By any measure, there are very real challenges in the implementation of ACOs.  One large question is whether an ACO should be controlled by integrated hospital systems, or by large and small physician groups that come together, or some combination of both.  On November 12, the American Medical Association weighed in on this issue with a policy statement advocating a number of issues important to physicians.  These include the AMA’s position that physicians, not other healthcare workers, should be in charge of running ACOs.  The second is that the AMA strongly believes that a waiver from existing antitrust laws must be made to permit individual physicians or small groups of physicians to participate in ACOs.  As the AMA recognizes, it may be far easier to achieve the necessary level of integration within the existing regulatory rubric if a hospital system has moved towards complete integration, through an employment model that seeks to bring together within one system a large network of primary care and specialized physicians. 

To seek to address the very real uncertainty surrounding the ability of disparate provider entities to come together in a risk sharing model that ACOs require in order to achieve clinical integration, quality outcomes, and shared savings through the reduction in cost of care, CMS is required to issue implementing regulations respecting ACOs by the end of 2010.  In this respect, one would anticipate that CMS will need to address a host of fundamental legal requirements that the Stark Law imposes on providers in order to permit the distribution of any shared savings to providers who are members of an ACO.  These include the general requirements that compensation be set in advance (though not in the indirect compensation exception to Stark), that compensation be commercially reasonable, and that compensation be at fair market value.  In this respect, CMS should address the requirement that compensation not vary with the volume or value of referrals for designated health services.  It remains to be seen, however, whether CMS will provide tangible, readily discernible rules and regulations addressing these issues to permit providers to participate in ACOs without requiring providers to be uncertain as to whether payment mechanisms by ACOs are fully compliant with existing federal law that was not promulgated to address any issues that ACOs would pose.

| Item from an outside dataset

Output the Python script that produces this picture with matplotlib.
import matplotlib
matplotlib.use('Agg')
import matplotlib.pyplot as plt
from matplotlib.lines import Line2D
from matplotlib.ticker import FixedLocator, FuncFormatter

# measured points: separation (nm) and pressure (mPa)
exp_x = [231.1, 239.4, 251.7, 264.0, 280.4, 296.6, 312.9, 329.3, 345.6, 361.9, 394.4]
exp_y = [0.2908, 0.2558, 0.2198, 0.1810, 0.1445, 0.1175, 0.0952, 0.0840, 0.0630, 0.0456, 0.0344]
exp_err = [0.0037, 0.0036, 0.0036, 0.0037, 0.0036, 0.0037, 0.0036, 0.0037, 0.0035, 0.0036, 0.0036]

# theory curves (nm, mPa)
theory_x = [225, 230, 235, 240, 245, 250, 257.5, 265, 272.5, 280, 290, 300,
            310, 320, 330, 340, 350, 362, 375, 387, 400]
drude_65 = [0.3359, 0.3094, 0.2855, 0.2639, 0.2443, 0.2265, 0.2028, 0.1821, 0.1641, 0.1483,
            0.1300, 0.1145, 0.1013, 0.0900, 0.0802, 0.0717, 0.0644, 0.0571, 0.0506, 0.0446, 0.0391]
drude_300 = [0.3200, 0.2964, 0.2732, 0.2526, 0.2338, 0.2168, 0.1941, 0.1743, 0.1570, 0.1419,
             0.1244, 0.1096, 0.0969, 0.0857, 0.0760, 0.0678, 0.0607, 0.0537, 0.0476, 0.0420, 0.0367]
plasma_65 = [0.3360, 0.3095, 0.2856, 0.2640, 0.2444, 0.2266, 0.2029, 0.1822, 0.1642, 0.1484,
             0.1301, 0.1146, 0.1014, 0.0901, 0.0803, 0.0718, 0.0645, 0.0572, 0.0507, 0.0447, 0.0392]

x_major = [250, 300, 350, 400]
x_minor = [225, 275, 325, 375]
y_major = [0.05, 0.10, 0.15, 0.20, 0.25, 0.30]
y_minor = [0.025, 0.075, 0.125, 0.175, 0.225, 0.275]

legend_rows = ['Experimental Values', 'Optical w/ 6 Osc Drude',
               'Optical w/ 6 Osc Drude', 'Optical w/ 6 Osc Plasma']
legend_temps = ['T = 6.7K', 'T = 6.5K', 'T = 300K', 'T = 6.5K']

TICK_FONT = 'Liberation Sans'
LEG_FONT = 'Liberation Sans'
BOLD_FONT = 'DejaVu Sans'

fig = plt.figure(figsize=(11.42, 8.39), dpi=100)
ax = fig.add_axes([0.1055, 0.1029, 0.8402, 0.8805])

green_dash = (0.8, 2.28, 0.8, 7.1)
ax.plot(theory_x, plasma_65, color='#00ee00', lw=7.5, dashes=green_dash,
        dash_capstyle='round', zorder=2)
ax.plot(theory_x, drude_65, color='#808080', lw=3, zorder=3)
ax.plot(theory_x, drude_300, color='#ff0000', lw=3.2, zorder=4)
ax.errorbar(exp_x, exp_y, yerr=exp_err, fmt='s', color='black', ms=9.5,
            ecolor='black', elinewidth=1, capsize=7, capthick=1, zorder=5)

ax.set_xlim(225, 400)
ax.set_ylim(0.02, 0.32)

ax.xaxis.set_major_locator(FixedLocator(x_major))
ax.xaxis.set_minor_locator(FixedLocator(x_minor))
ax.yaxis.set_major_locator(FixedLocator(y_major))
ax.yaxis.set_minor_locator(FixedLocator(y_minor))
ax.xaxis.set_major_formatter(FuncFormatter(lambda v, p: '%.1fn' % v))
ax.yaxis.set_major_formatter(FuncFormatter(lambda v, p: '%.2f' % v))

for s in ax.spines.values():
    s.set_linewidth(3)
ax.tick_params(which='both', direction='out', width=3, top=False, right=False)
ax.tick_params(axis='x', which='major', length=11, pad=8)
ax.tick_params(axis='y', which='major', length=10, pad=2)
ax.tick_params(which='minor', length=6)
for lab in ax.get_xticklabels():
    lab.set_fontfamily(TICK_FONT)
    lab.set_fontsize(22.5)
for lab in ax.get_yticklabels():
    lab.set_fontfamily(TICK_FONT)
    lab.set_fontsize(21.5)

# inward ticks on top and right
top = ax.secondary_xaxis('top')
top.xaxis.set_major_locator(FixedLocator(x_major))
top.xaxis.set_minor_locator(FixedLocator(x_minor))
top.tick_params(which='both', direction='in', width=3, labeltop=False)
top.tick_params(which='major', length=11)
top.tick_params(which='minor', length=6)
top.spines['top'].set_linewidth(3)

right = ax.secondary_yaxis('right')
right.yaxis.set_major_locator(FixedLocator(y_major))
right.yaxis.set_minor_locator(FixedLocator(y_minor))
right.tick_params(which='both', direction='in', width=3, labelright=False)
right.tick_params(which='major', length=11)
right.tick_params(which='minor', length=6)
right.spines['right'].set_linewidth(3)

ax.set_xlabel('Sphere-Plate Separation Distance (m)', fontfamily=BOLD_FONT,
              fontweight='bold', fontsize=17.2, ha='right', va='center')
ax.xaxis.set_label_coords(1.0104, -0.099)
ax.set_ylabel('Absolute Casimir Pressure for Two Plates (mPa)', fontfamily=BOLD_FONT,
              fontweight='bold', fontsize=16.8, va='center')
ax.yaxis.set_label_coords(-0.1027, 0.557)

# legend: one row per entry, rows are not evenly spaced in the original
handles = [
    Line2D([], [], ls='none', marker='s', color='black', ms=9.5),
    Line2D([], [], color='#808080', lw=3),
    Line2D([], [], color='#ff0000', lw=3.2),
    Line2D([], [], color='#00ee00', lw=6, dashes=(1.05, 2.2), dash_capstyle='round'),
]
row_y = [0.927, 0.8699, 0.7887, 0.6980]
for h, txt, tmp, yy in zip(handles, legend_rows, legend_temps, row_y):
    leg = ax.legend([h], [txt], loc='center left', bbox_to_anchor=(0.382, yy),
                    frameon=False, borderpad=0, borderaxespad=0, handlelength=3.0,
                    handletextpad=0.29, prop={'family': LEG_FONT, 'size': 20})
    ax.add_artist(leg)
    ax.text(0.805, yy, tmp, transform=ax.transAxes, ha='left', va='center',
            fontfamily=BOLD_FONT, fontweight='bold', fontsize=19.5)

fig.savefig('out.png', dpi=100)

Likewise, it remains uncertain how the Administration will act respecting the AMA’s position that waivers from antitrust enforcement, or explicit adoption of new antitrust legislation, should be forthcoming to permit small physician groups to participate in ACOs without fear of violating Section 1 of the Sherman Act.  This is a crucial issue for small provider groups, who would need to jointly contract with payors to participate meaningfully in an ACO.  In this respect, smaller providers would be concerned about the ability to engage in the level of financial and clinical integration necessary to achieve compliance with the Sherman Act under even a Rule of Reason analysis. 

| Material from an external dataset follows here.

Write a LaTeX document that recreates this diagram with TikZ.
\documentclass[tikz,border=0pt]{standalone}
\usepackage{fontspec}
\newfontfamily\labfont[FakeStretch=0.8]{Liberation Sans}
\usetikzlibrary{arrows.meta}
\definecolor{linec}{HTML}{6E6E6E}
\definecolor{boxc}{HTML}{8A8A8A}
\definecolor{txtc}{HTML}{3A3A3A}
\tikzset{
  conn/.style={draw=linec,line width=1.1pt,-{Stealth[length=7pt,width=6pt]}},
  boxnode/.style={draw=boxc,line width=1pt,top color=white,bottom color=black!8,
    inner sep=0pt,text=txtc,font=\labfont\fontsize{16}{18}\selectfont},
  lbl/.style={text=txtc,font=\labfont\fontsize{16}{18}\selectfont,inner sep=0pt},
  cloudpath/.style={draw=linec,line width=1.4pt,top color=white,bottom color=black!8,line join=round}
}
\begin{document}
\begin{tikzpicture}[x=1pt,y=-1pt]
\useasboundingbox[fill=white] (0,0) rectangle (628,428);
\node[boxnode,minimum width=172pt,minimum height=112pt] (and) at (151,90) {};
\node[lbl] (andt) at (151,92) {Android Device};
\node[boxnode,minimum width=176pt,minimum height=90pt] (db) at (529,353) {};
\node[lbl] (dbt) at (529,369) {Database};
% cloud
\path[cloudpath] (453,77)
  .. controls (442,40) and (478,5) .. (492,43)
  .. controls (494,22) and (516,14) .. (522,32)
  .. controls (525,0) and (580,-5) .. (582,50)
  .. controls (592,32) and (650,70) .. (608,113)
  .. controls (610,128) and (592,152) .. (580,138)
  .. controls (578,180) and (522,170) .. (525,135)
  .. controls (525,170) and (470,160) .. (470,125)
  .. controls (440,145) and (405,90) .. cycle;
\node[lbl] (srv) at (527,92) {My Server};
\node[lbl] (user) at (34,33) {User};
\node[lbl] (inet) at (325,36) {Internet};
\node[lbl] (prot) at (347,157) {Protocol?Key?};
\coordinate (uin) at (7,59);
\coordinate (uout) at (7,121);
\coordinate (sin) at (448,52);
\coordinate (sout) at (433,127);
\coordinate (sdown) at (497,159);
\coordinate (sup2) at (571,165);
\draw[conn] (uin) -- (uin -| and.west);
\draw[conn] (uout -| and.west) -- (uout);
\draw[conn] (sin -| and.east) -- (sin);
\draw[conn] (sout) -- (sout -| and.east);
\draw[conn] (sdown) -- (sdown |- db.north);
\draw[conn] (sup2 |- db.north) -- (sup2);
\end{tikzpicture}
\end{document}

There remains the fundamental question of whether the Administration and Congress can act meaningfully to address these issues, when all concerned would appear to agree that payment reforms and the ability to share in savings achieved through the provision of quality care are desirable policy goals.  The inability of Congress to address in any permanent fashion the draconian cuts in Medicare reimbursement for physician services may portend further challenges down the road for ACOs, while meanwhile various States continue to seek to strike down the Act in its entirety. 

This article was originally printed in the December 2010 issue of Atlanta Hospital News.